**Your instructions**
Locate every line in the material below that has the word "with". Copy each of those lines.

_ _ _

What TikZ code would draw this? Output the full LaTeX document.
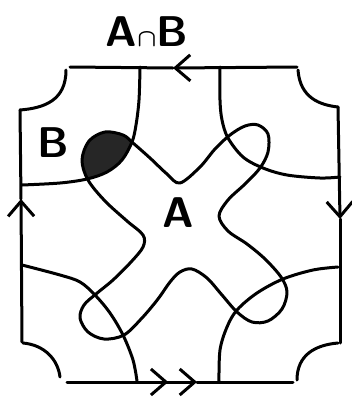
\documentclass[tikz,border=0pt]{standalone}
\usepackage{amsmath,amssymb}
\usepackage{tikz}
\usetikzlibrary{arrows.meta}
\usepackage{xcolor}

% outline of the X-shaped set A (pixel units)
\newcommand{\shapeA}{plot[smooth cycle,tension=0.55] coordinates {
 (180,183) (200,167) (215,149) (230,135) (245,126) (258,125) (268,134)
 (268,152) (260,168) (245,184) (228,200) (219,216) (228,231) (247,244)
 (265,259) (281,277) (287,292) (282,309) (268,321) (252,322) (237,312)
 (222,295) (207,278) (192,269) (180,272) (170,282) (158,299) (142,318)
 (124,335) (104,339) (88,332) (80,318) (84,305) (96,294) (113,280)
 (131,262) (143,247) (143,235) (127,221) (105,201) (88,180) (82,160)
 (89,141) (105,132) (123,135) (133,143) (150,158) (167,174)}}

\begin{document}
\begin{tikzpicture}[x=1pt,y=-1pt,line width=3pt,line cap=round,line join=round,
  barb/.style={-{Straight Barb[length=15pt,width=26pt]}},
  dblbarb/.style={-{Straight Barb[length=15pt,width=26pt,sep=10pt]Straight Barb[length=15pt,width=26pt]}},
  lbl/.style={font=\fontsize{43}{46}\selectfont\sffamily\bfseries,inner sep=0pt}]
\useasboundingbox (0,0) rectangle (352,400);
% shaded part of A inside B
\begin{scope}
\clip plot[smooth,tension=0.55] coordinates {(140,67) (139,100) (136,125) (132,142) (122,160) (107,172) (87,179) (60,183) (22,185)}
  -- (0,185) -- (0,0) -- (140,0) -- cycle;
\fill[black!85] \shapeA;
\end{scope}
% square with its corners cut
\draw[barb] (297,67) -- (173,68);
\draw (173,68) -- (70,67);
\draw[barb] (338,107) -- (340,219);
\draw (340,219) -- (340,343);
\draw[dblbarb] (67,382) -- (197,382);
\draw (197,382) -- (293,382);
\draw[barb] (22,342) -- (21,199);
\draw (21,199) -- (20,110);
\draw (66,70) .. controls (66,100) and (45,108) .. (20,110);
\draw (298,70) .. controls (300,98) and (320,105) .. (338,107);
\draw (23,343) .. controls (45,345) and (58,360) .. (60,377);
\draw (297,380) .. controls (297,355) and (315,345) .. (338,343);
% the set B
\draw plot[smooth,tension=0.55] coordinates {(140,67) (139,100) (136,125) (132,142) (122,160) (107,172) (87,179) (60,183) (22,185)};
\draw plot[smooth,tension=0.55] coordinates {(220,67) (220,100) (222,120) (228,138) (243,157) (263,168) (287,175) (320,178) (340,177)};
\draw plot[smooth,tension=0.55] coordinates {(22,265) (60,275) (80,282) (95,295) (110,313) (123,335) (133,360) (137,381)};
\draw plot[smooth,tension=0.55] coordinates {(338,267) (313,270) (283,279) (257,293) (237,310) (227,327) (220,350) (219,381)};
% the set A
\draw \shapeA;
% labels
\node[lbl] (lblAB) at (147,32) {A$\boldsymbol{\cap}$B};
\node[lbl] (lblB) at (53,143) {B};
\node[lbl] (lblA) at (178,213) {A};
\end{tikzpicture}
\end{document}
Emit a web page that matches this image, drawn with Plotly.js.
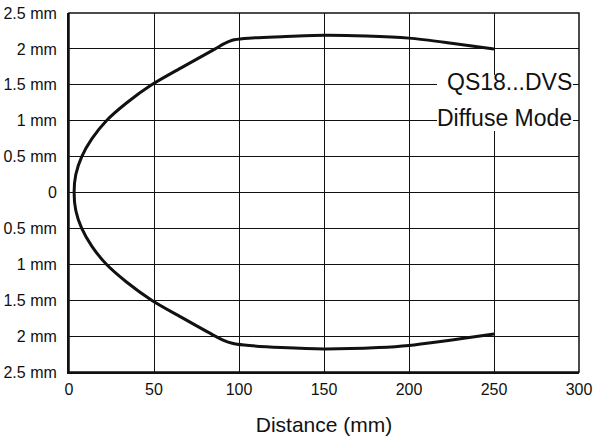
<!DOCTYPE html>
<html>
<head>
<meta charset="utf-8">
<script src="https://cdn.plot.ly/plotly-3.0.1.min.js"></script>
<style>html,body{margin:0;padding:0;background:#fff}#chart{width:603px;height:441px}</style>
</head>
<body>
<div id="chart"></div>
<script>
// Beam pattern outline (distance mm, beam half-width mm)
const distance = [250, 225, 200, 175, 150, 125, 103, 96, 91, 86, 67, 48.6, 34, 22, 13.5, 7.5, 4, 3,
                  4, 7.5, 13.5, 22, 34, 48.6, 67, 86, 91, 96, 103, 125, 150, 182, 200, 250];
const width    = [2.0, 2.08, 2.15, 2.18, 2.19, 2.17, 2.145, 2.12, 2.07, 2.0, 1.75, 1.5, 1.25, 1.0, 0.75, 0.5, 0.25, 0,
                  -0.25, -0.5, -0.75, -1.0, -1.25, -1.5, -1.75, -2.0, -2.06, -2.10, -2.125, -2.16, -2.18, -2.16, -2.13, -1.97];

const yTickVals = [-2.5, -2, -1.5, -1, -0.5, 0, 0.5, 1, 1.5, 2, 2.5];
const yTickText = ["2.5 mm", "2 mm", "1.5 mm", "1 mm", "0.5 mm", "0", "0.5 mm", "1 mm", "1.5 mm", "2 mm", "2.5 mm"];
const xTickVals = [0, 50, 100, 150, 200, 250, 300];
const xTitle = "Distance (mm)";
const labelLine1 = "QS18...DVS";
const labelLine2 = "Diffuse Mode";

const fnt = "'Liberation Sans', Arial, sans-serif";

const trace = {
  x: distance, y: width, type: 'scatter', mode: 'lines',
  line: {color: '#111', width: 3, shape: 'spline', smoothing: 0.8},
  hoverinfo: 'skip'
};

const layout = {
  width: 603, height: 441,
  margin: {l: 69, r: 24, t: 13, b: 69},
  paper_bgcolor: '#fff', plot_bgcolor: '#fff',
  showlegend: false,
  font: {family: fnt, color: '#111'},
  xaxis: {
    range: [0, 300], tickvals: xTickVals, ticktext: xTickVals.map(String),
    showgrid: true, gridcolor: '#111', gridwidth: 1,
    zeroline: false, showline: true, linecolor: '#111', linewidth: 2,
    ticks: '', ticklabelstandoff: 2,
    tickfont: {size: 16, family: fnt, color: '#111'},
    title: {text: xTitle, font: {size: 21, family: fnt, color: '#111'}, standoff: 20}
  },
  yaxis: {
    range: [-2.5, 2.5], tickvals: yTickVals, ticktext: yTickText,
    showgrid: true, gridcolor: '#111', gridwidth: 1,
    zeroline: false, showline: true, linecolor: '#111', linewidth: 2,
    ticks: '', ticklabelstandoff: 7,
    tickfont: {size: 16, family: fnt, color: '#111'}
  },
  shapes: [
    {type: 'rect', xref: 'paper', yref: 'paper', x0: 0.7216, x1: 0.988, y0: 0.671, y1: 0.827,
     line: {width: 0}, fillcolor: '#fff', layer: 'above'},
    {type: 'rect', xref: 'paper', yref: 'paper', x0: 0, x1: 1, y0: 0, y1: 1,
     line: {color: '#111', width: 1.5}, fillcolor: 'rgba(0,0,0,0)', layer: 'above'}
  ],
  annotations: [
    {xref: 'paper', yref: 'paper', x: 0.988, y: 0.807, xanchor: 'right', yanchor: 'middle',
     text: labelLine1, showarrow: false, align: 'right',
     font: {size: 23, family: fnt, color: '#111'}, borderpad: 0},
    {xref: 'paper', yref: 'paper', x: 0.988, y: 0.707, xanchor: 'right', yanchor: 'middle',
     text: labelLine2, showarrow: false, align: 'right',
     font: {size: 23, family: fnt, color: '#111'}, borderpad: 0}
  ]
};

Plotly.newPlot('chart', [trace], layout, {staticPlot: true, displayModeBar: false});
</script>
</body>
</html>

_ _ _

**The response**
% square with its corners cut
Emit a web page that matches this image, drawn with Plotly.js.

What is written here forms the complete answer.